U.S. District Judge Beryl Howell paused the Education Department’s definition of a “professional degree” late Wednesday. In doing so, she found issue with the agency making updates that added “more stringent requirements” to the definition. Those new requirements include that professional degree holders “must work free from another professional’s supervision.”
Howell said Congress didn’t give the Education Department this authority and raised concerns that a loss of opportunities for prospective students would be “detrimental to the public, particularly in underserved communities that may face a shortage of healthcare and other critical professional services.”

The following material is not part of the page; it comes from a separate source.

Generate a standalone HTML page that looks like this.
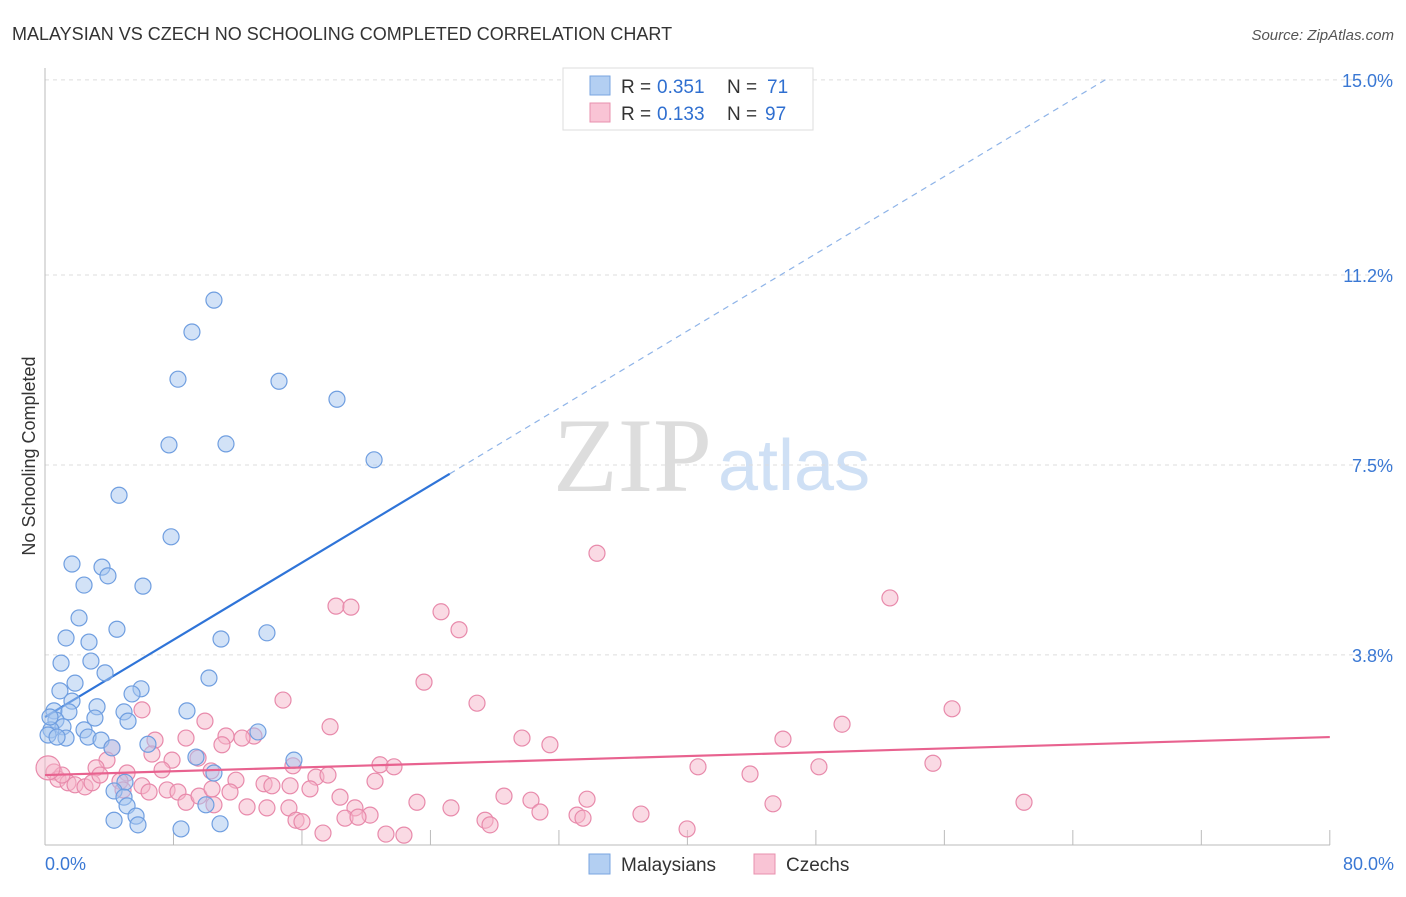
<!DOCTYPE html>
<html><head><meta charset="utf-8"><style>
body{margin:0;background:#fff;font-family:"Liberation Sans",sans-serif}
svg text{font-family:"Liberation Sans",sans-serif}
</style></head><body>
<svg id="chart" width="1406" height="892" xmlns="http://www.w3.org/2000/svg">
<text x="12" y="40" font-size="18" fill="#333">MALAYSIAN VS CZECH NO SCHOOLING COMPLETED CORRELATION CHART</text>
<text x="1394" y="40" font-size="15" fill="#555" text-anchor="end" font-style="italic">Source: ZipAtlas.com</text>
<text x="35" y="456" font-size="18" fill="#333" transform="rotate(-90 35 456)" text-anchor="middle">No Schooling Completed</text>
<g>
<text x="553" y="491" font-size="106" fill="#ddd" style="font-family:'Liberation Serif',serif">ZIP</text>
<text x="718" y="490" font-size="72" fill="#cfe0f5">atlas</text>
</g>
<g id="grid"></g><g id="axes"></g>
<line id="blueSolid" stroke="#2f74d8" stroke-width="2.2"/>
<line id="blueDash" stroke="#8fb4e8" stroke-width="1.2" stroke-dasharray="6 5"/>
<g id="pts"></g>
<line id="pinkLine" stroke="#e8628f" stroke-width="2.2"/>
<g>
<rect x="563" y="68" width="250" height="62" fill="#fff" stroke="#ddd"/>
<rect x="590" y="76" width="20" height="19" fill="#b3cff2" stroke="#7aa6e0"/>
<rect x="590" y="103" width="20" height="19" fill="#f9c4d5" stroke="#e890ae"/>
<text x="621" y="93" font-size="19" fill="#333">R =</text>
<text x="657" y="93" font-size="19" fill="#2f6fd0">0.351</text>
<text x="727" y="93" font-size="19" fill="#333">N =</text>
<text x="767" y="93" font-size="19" fill="#2f6fd0">71</text>
<text x="621" y="120" font-size="19" fill="#333">R =</text>
<text x="657" y="120" font-size="19" fill="#2f6fd0">0.133</text>
<text x="727" y="120" font-size="19" fill="#333">N =</text>
<text x="765" y="120" font-size="19" fill="#2f6fd0">97</text>
</g>
<g>
<rect x="589" y="854" width="21" height="20" fill="#b3cff2" stroke="#7aa6e0"/>
<text x="621" y="871" font-size="19" fill="#333">Malaysians</text>
<rect x="754" y="854" width="21" height="20" fill="#f9c4d5" stroke="#e890ae"/>
<text x="786" y="871" font-size="19" fill="#333">Czechs</text>
</g>
</svg>
<script>
const yTicks=[3.8,7.5,11.2,15.0];
const yTickLabels=["3.8%","7.5%","11.2%","15.0%"];
const xTicks=[8,16,24,32,40,48,56,64,72,80];
const xEndLabels=["0.0%","80.0%"];
const blueX=[10.52,9.15,8.28,14.57,18.18,7.72,11.27,20.49,4.61,7.85,1.68,3.55,3.92,2.43,6.10,2.12,4.48,1.31,13.82,10.96,2.74,1.00,2.86,3.74,10.21,1.87,0.93,5.98,5.42,1.68,3.24,0.56,1.49,4.92,8.84,3.11,5.17,0.68,1.12,2.43,13.26,1.31,2.68,3.49,6.41,4.17,9.40,0.37,15.50,10.52,4.98,4.30,4.92,5.11,10.02,5.67,4.30,5.79,8.47,10.90,0.31,0.19,0.75];
const blueY=[10.71,10.09,9.17,9.13,8.78,7.89,7.91,7.60,6.91,6.10,5.57,5.51,5.34,5.16,5.14,4.52,4.30,4.13,4.23,4.11,4.05,3.64,3.68,3.45,3.35,3.25,3.10,3.14,3.04,2.90,2.79,2.71,2.69,2.69,2.71,2.57,2.51,2.53,2.40,2.34,2.30,2.18,2.20,2.14,2.06,1.99,1.81,2.34,1.75,1.50,1.32,1.15,1.03,0.86,0.88,0.66,0.58,0.49,0.41,0.51,2.59,2.24,2.20];
const pinkX=[34.37,18.12,19.05,24.66,25.78,52.61,23.60,14.82,26.90,56.48,49.63,17.75,9.96,6.04,29.70,31.44,45.95,13.01,11.27,12.27,8.78,6.85,11.02,4.17,3.86,6.66,7.91,9.53,15.44,20.86,21.73,40.66,48.19,55.29,43.90,7.29,10.34,3.18,5.11,16.87,17.62,20.55,11.89,13.64,15.26,0.56,0.81,1.43,1.87,2.49,2.93,4.67,6.04,6.48,7.60,8.28,8.78,9.59,10.40,11.52,14.13,16.50,18.37,12.58,13.82,15.19,19.30,23.16,25.28,28.58,30.26,33.75,45.33,60.96,30.82,33.13,33.50,37.11,27.40,27.71,15.63,16.00,18.68,20.24,19.49,17.31,21.23,22.35,39.98,10.52,3.42,4.86,1.06,0.19];
const pinkY=[5.78,4.75,4.73,4.64,4.29,4.91,3.27,2.92,2.86,2.75,2.45,2.40,2.51,2.73,2.18,2.05,2.16,2.22,2.22,2.18,2.18,2.14,2.05,1.99,1.75,1.87,1.75,1.79,1.64,1.66,1.62,1.62,1.62,1.69,1.48,1.56,1.54,1.60,1.50,1.42,1.46,1.34,1.36,1.29,1.25,1.52,1.38,1.31,1.27,1.23,1.31,1.34,1.25,1.13,1.17,1.13,0.93,1.05,1.19,1.13,1.25,1.19,1.03,0.84,0.82,0.82,0.82,0.93,0.82,1.05,0.97,0.99,0.90,0.93,0.74,0.68,0.62,0.70,0.58,0.49,0.58,0.55,0.62,0.68,0.64,0.33,0.31,0.29,0.41,0.88,1.46,1.17,1.46,1.60];
const blueTrend=[2.59,0.188];
const pinkTrend=[1.46,0.00925];
const sx=v=>45+v*16.06, sy=v=>850-v*51.34;
const NS="http://www.w3.org/2000/svg";
function mk(t,a,p){const e=document.createElementNS(NS,t);for(const k in a)e.setAttribute(k,a[k]);p.appendChild(e);return e;}
const grid=document.getElementById('grid'),axes=document.getElementById('axes'),pts=document.getElementById('pts');
yTicks.forEach((v,i)=>{
 const l=mk('line',{x1:45,x2:1394,y1:sy(v),y2:sy(v),stroke:'#ddd','stroke-dasharray':'4 4'},grid);
 
 
 const t=mk('text',{x:1393,y:sy(v)+7,'font-size':18,fill:'#3a78d4','text-anchor':'end'},grid);
 t.textContent=yTickLabels[i];
 
 
});
const ya=mk('line',{x1:45,x2:45,y1:68,y2:845,stroke:'#bbb'},axes);


const xa=mk('line',{x1:45,x2:1330,y1:845,y2:845,stroke:'#bbb'},axes);


xTicks.forEach(v=>{
 const l=mk('line',{x1:sx(v),x2:sx(v),y1:830,y2:845,stroke:'#bbb'},axes);
 
 
});
[[0,'start',45],[80,'end',1394]].forEach((d,i)=>{
 const t=mk('text',{x:d[2],y:870,'font-size':18,fill:'#3a78d4','text-anchor':d[1]},axes);
 t.textContent=xEndLabels[i];
 
 
});
function dots(X,Y,fill,stroke,name,bigLast){X.forEach((x,i)=>{
 const r=(bigLast&&i===X.length-1)?12:8;
 const c=mk('circle',{cx:sx(x),cy:sy(Y[i]),r:r,fill:fill,'fill-opacity':0.5,stroke:stroke,'stroke-width':1.2},pts);
 
 
});}
dots(pinkX,pinkY,'#f6b5ca','#e88aab','czechs-point',true);
dots(blueX,blueY,'#a6c6f0','#6f9ee0','malaysians-point',false);
const bs=document.getElementById('blueSolid'),bd=document.getElementById('blueDash'),pl=document.getElementById('pinkLine');
const bY=x=>blueTrend[0]+blueTrend[1]*x, pY=x=>pinkTrend[0]+pinkTrend[1]*x;
const bEnd=(15.05-blueTrend[0])/blueTrend[1];
bs.setAttribute('x1',sx(0));bs.setAttribute('y1',sy(bY(0)));bs.setAttribute('x2',sx(25.2));bs.setAttribute('y2',sy(bY(25.2)));
bd.setAttribute('x1',sx(25.2));bd.setAttribute('y1',sy(bY(25.2)));bd.setAttribute('x2',sx(bEnd));bd.setAttribute('y2',sy(bY(bEnd)));
pl.setAttribute('x1',sx(0));pl.setAttribute('y1',sy(pY(0)));pl.setAttribute('x2',sx(80));pl.setAttribute('y2',sy(pY(80)));
</script>
</body></html>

What the Apparatus Is Doing
The ruling does not stop the loan caps themselves. So while the Education Department’s narrower definition is paused, the broader structure of borrowing limits remains in place, waiting to bite in July.
The Education Department said in a written statement that it is “reviewing the order and will take appropriate action.” It previously defended the caps on student loans, saying they were already incentivizing colleges and universities to lower tuition.
That defense reads like the usual top-down script: squeeze students, then call it discipline. The burden lands on people trying to enter nursing, therapy, public health and other fields that already serve communities under strain, while the institutions and agencies at the top frame the cuts as efficiency.
Who Pays for the Decision
The hierarchy cost is spelled out in the lawsuit and in Howell’s ruling. The groups that sued said students could be forced into private loans or shut out of their education altogether. Howell warned that the loss of opportunities could be especially harmful in underserved communities that may already face shortages of healthcare and other critical professional services.
The American Association of Nurse Practitioners, one of the groups that sued, described the ruling in a Facebook post Thursday as “an important step for NP students, the future health care workforce and the patients who depend on them.”
A lawsuit filed by a coalition of Democratic-led states that also challenges the caps is still pending. The legal fight continues inside the same system that created the problem in the first place, with one branch of authority checking another while the underlying loan limits remain poised to shape who gets to study, who gets debt, and who gets left out.